Why LED Junction Temperature Affects LED Performance

The LED junction temperature affecting LED performance is critical because excessive heat influences multiple aspects of an LED’s operation:

1. Luminous Efficiency Drop
   Higher junction temperature reduces the LED’s light output. For every degree Celsius increase in Tj, light output can drop significantly (varies by LED design).
2. Color Shift
   Elevated Tj causes spectral shifts, altering the color of emitted light. This is problematic for applications requiring precise color rendering, such as displays, automotive lighting, or architectural illumination.
3. Reduced Lifespan
   Heat accelerates material degradation inside the LED chip and phosphor. Operating at high Tj shortens LED lifespan, sometimes by thousands of hours.
4. Increased Power Consumption
   LEDs at higher Tj require more current to maintain brightness, reducing efficiency.
5. Thermal Runaway Risk
   Poor heat dissipation can cause a vicious cycle: higher Tj increases resistance, which generates more heat, leading to eventual LED failure.
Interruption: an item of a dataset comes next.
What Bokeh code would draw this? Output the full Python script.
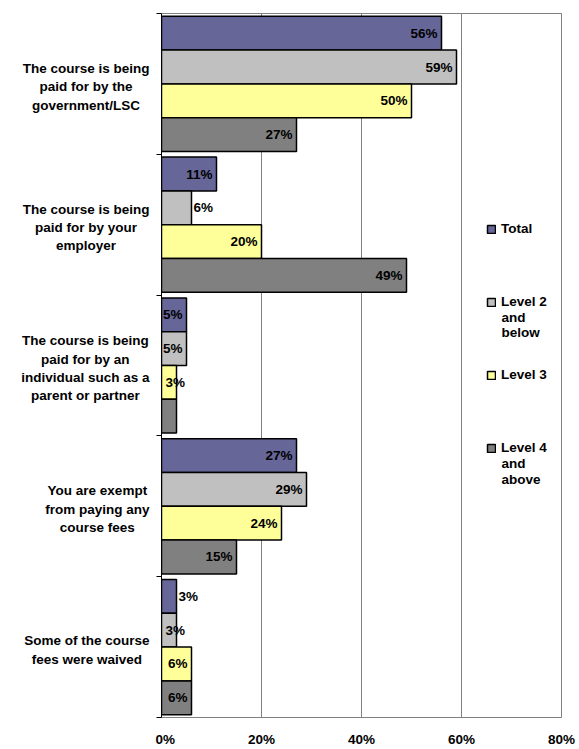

Typical LED Junction Temperature Ratings

Most LEDs are designed with a maximum junction temperature between 125°C and 150°C. Exceeding these ratings leads to rapid degradation.

• Optimal range: Below 85°C
• Maximum allowable: 125–150°C (depending on manufacturer)

For best performance and longevity, LEDs should be kept well below the maximum Tj.

(Reference: Cree LED Reliability Data)

How to Measure LED Junction Temperature

Measuring junction temperature is not as straightforward as measuring surface or ambient temperatures. Here are the common methods:

• Forward Voltage Method (VF): Uses the change in forward voltage with temperature.
• Infrared (IR) Thermography: Captures surface heat distribution and estimates Tj.
• Thermocouples: Measure case temperature and calculate junction temperature using thermal resistance values.

Manufacturers often provide thermal resistance data (junction-to-case, junction-to-ambient) to help engineers calculate Tj accurately.

The Science Behind LED Junction Temperature

Understanding the LED junction temperature affecting LED performance requires exploring the physics inside the LED:

• When current flows through the diode, electrons recombine with holes, releasing photons (light).
• However, not all recombinations emit photons. Many generate phonons (heat).
• This heat accumulates at the semiconductor junction.
• If the heat is not effectively conducted away (via thermal paths), Tj rises quickly.

This explains why thermal design is a cornerstone of modern LED engineering.

Key Factors Influencing LED Junction Temperature

Several conditions contribute to higher Tj values:

1. Ambient Temperature (Ta): Hot environments raise baseline operating temperature.
2. Current Drive: Higher drive currents increase both light output and heat.
3. Package Design: Poor thermal conductivity materials trap heat.
4. Heat Sink Quality: Inefficient heat sinks fail to move heat away.
5. PCB Material: Metal-core PCBs (MCPCBs) are superior for thermal management.
6. Enclosure Design: Poor airflow or sealed housings worsen heat buildup.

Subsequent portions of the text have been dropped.